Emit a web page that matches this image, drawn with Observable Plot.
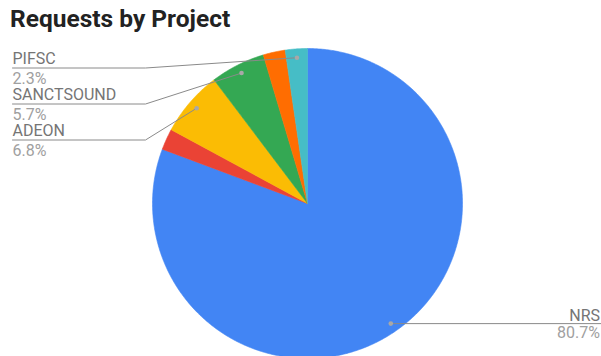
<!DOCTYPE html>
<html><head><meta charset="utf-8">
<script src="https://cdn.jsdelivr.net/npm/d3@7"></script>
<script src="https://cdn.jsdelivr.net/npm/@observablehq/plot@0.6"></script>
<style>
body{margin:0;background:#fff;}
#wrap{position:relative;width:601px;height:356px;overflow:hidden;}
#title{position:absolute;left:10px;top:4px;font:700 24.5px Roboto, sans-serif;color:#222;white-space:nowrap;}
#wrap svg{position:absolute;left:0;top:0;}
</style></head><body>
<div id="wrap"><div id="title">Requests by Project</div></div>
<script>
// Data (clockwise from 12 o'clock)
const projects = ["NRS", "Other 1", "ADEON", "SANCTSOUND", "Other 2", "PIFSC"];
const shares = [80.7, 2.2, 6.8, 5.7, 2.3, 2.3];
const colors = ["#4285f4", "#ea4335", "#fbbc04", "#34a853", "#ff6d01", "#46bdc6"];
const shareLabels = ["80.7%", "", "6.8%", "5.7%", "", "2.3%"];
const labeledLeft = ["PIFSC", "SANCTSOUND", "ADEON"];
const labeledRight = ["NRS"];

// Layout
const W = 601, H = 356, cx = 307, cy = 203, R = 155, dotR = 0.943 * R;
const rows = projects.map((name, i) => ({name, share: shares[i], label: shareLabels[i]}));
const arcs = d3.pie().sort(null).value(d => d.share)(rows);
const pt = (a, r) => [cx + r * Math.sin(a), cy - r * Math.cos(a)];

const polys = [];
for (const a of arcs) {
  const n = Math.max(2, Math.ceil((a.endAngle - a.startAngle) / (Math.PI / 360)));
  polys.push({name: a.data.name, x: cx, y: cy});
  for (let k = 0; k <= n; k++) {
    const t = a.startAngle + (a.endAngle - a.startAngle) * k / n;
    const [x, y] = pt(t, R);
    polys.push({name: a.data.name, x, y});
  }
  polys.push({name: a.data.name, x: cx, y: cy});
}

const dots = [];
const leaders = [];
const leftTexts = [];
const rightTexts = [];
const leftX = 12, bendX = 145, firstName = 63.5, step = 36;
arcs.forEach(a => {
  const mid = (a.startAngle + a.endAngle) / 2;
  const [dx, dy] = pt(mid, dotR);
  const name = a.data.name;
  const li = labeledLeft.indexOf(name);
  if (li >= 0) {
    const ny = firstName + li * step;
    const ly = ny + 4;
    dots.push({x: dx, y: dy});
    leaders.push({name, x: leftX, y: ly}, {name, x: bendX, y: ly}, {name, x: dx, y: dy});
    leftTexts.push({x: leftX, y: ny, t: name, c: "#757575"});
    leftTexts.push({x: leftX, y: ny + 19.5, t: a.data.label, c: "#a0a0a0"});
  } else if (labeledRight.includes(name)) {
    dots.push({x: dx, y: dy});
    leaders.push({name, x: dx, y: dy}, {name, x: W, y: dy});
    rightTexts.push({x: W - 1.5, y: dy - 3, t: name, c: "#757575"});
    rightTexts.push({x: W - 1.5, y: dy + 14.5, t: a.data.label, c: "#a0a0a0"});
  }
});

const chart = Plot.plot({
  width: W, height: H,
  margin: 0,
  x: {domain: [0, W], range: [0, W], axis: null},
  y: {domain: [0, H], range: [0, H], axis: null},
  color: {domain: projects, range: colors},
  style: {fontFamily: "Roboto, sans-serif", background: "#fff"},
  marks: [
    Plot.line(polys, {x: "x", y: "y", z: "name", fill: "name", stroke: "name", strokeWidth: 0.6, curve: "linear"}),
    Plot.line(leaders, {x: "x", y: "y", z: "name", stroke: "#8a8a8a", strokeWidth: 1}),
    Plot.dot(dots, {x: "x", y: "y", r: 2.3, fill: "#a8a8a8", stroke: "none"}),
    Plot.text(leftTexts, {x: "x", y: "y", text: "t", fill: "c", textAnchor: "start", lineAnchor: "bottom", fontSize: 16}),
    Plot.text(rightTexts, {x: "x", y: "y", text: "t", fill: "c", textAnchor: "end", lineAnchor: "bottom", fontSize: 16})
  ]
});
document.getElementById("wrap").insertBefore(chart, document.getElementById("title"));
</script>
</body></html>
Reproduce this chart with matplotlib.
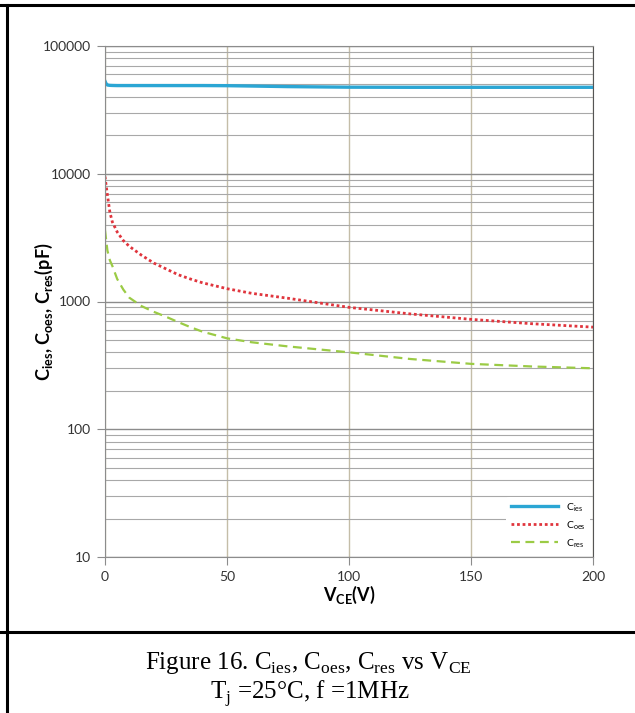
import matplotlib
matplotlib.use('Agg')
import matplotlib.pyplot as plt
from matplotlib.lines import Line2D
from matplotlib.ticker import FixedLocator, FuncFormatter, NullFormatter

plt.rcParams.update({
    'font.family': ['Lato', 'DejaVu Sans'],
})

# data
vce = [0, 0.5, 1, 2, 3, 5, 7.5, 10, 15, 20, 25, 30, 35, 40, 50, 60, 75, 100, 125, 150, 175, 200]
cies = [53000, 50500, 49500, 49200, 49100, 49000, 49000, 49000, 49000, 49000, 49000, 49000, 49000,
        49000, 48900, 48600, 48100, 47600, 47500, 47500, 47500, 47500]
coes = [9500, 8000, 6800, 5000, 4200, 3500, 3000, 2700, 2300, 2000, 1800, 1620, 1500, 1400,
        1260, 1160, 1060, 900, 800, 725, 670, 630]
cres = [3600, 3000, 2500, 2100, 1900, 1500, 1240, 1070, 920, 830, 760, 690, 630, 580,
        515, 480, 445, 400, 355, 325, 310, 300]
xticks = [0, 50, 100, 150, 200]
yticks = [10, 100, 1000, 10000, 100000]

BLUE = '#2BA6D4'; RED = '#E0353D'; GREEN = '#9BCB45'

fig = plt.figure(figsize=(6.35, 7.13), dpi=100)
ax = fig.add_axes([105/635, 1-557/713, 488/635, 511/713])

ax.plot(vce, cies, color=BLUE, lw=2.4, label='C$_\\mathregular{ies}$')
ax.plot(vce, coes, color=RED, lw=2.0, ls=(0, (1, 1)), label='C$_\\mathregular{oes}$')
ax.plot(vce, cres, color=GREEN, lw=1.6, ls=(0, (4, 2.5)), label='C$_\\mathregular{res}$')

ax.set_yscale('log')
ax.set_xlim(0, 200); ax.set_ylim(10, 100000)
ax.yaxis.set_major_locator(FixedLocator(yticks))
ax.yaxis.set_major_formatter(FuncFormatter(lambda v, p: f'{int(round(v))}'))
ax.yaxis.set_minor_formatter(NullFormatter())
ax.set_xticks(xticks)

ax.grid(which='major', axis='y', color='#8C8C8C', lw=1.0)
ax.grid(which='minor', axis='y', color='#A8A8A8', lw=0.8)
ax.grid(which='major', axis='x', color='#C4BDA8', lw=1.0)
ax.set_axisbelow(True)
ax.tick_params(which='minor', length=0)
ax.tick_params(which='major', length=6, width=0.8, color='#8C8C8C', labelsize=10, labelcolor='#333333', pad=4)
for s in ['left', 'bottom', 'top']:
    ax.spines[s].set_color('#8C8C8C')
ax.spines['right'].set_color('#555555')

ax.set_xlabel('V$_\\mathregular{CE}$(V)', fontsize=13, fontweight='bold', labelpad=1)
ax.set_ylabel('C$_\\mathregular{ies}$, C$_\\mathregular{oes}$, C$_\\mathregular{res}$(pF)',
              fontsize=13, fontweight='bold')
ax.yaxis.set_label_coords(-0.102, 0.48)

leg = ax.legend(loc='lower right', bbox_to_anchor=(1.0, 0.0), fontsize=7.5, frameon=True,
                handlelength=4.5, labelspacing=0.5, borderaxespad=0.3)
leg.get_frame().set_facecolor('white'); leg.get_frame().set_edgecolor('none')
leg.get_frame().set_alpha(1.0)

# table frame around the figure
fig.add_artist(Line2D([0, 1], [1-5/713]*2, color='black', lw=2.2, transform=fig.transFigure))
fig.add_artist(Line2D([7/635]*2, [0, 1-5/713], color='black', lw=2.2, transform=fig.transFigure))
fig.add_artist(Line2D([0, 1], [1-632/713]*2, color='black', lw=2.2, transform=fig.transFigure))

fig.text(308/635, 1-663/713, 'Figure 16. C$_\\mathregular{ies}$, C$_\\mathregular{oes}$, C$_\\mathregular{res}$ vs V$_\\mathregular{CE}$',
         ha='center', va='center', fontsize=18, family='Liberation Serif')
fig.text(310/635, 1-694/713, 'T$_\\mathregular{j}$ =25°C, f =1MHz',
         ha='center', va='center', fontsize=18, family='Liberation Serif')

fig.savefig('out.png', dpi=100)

-----

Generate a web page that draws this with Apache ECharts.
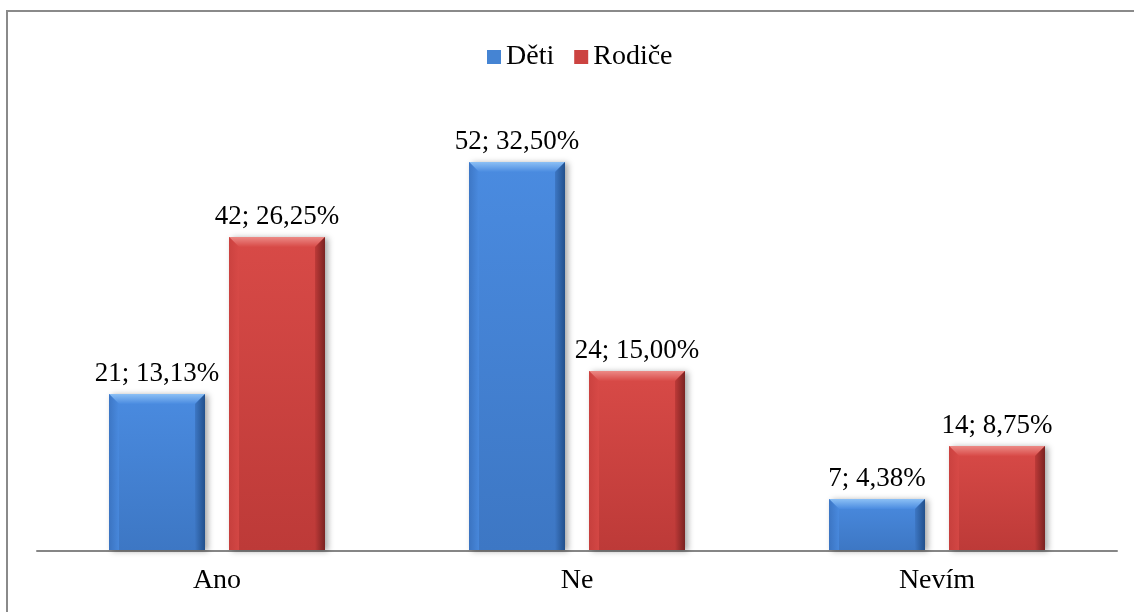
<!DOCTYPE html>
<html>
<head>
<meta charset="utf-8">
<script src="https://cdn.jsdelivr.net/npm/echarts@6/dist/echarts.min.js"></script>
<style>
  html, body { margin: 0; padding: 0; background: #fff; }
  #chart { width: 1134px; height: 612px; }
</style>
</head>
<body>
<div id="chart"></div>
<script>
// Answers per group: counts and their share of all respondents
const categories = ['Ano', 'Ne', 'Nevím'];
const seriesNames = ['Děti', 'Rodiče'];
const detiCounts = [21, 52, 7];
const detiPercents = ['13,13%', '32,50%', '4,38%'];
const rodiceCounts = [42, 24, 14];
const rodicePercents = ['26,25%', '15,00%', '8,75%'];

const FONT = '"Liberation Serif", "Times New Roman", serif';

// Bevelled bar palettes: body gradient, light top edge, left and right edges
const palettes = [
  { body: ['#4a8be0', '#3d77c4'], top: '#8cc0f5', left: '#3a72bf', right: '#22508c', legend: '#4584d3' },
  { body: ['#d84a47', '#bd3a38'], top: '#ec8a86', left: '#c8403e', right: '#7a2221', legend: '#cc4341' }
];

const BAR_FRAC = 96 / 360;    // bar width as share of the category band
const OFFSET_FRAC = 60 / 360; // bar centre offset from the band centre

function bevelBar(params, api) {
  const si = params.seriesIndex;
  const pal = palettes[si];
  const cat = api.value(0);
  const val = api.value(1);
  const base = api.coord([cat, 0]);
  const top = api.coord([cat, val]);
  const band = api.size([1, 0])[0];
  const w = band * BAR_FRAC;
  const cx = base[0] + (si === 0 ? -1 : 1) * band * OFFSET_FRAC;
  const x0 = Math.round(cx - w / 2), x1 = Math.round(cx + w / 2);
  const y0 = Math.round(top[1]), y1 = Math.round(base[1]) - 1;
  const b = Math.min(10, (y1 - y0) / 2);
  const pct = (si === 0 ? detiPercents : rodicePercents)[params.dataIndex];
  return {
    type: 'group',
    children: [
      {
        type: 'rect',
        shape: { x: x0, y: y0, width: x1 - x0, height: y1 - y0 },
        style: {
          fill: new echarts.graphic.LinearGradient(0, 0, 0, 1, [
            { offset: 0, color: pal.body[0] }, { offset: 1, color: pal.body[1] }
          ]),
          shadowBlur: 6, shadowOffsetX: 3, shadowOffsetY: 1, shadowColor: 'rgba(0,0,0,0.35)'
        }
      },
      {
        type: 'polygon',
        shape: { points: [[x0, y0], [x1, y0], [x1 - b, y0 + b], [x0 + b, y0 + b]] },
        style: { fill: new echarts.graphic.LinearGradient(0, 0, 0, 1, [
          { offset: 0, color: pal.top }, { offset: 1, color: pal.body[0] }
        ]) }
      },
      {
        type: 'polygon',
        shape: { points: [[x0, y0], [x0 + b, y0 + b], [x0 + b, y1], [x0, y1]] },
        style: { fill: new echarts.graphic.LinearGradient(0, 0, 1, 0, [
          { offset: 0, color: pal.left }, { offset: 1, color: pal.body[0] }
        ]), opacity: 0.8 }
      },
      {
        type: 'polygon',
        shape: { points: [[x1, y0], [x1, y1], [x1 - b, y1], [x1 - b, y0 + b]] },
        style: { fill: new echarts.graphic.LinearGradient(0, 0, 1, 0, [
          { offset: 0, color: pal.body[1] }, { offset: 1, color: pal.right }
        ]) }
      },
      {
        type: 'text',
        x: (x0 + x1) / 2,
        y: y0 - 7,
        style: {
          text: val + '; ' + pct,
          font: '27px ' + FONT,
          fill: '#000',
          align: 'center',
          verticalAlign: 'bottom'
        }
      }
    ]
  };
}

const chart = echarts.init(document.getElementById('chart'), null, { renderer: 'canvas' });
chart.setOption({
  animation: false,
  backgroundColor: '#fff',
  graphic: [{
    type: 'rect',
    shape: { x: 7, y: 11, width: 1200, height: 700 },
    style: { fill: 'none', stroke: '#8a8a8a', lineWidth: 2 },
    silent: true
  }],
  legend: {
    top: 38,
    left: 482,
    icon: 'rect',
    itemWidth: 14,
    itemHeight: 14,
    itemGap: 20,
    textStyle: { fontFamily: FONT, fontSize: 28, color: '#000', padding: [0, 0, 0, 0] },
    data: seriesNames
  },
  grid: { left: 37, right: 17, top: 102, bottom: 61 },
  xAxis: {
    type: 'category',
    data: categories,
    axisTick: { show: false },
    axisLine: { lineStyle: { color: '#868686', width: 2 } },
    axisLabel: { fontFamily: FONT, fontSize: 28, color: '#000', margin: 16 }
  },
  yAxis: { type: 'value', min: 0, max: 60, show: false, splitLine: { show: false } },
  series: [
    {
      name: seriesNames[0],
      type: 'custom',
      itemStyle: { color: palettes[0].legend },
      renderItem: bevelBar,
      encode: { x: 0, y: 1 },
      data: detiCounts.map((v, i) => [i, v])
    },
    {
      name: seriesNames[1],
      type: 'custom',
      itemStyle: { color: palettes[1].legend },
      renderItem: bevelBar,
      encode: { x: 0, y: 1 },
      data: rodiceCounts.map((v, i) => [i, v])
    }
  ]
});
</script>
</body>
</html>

-----

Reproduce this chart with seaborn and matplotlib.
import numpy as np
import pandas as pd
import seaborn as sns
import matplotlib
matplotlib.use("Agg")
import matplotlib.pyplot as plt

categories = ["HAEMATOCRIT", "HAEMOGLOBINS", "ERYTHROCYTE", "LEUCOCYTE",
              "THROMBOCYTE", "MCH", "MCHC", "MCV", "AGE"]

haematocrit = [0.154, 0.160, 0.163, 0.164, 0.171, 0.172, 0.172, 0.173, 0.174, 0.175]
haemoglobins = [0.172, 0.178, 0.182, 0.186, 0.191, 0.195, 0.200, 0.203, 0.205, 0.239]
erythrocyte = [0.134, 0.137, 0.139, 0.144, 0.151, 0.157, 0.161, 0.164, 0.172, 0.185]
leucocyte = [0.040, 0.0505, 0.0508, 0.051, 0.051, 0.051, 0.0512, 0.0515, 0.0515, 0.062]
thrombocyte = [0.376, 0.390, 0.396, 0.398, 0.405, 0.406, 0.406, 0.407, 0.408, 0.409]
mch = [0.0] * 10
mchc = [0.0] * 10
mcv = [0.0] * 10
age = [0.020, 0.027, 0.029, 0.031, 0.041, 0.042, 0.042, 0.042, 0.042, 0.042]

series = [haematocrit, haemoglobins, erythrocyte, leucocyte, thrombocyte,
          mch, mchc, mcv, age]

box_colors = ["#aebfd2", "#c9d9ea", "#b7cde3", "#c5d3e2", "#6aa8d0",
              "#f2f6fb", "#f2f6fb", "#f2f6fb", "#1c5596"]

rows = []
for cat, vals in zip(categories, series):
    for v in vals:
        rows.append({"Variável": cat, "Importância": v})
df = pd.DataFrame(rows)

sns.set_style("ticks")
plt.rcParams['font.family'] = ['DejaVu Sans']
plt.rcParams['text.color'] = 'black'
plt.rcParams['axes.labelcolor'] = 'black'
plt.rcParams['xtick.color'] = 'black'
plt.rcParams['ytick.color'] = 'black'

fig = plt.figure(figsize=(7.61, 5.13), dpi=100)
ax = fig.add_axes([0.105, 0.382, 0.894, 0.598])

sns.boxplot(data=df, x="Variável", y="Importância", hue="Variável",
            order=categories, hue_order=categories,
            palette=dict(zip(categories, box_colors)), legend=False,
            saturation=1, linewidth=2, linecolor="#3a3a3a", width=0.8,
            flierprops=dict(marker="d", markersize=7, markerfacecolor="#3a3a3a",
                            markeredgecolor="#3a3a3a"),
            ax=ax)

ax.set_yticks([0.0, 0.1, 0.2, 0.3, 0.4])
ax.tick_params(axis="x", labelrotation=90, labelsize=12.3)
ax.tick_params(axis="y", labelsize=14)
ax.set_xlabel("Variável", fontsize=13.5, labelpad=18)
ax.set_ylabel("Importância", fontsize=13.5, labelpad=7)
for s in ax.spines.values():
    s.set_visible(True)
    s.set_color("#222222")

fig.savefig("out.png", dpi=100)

-----

▸ What is asked
Your task is to retype exactly the lines from the one containing "Emit a web page" through the one containing "const pt = (a, r)", leaving every picture out.

▸ Response to the exercise
Emit a web page that matches this image, drawn with Observable Plot.
<!DOCTYPE html>
<html><head><meta charset="utf-8">
<script src="https://cdn.jsdelivr.net/npm/d3@7"></script>
<script src="https://cdn.jsdelivr.net/npm/@observablehq/plot@0.6"></script>
<style>
body{margin:0;background:#fff;}
#wrap{position:relative;width:601px;height:356px;overflow:hidden;}
#title{position:absolute;left:10px;top:4px;font:700 24.5px Roboto, sans-serif;color:#222;white-space:nowrap;}
#wrap svg{position:absolute;left:0;top:0;}
</style></head><body>
<div id="wrap"><div id="title">Requests by Project</div></div>
<script>
// Data (clockwise from 12 o'clock)
const projects = ["NRS", "Other 1", "ADEON", "SANCTSOUND", "Other 2", "PIFSC"];
const shares = [80.7, 2.2, 6.8, 5.7, 2.3, 2.3];
const colors = ["#4285f4", "#ea4335", "#fbbc04", "#34a853", "#ff6d01", "#46bdc6"];
const shareLabels = ["80.7%", "", "6.8%", "5.7%", "", "2.3%"];
const labeledLeft = ["PIFSC", "SANCTSOUND", "ADEON"];
const labeledRight = ["NRS"];

// Layout
const W = 601, H = 356, cx = 307, cy = 203, R = 155, dotR = 0.943 * R;
const rows = projects.map((name, i) => ({name, share: shares[i], label: shareLabels[i]}));
const arcs = d3.pie().sort(null).value(d => d.share)(rows);
const pt = (a, r) => [cx + r * Math.sin(a), cy - r * Math.cos(a)];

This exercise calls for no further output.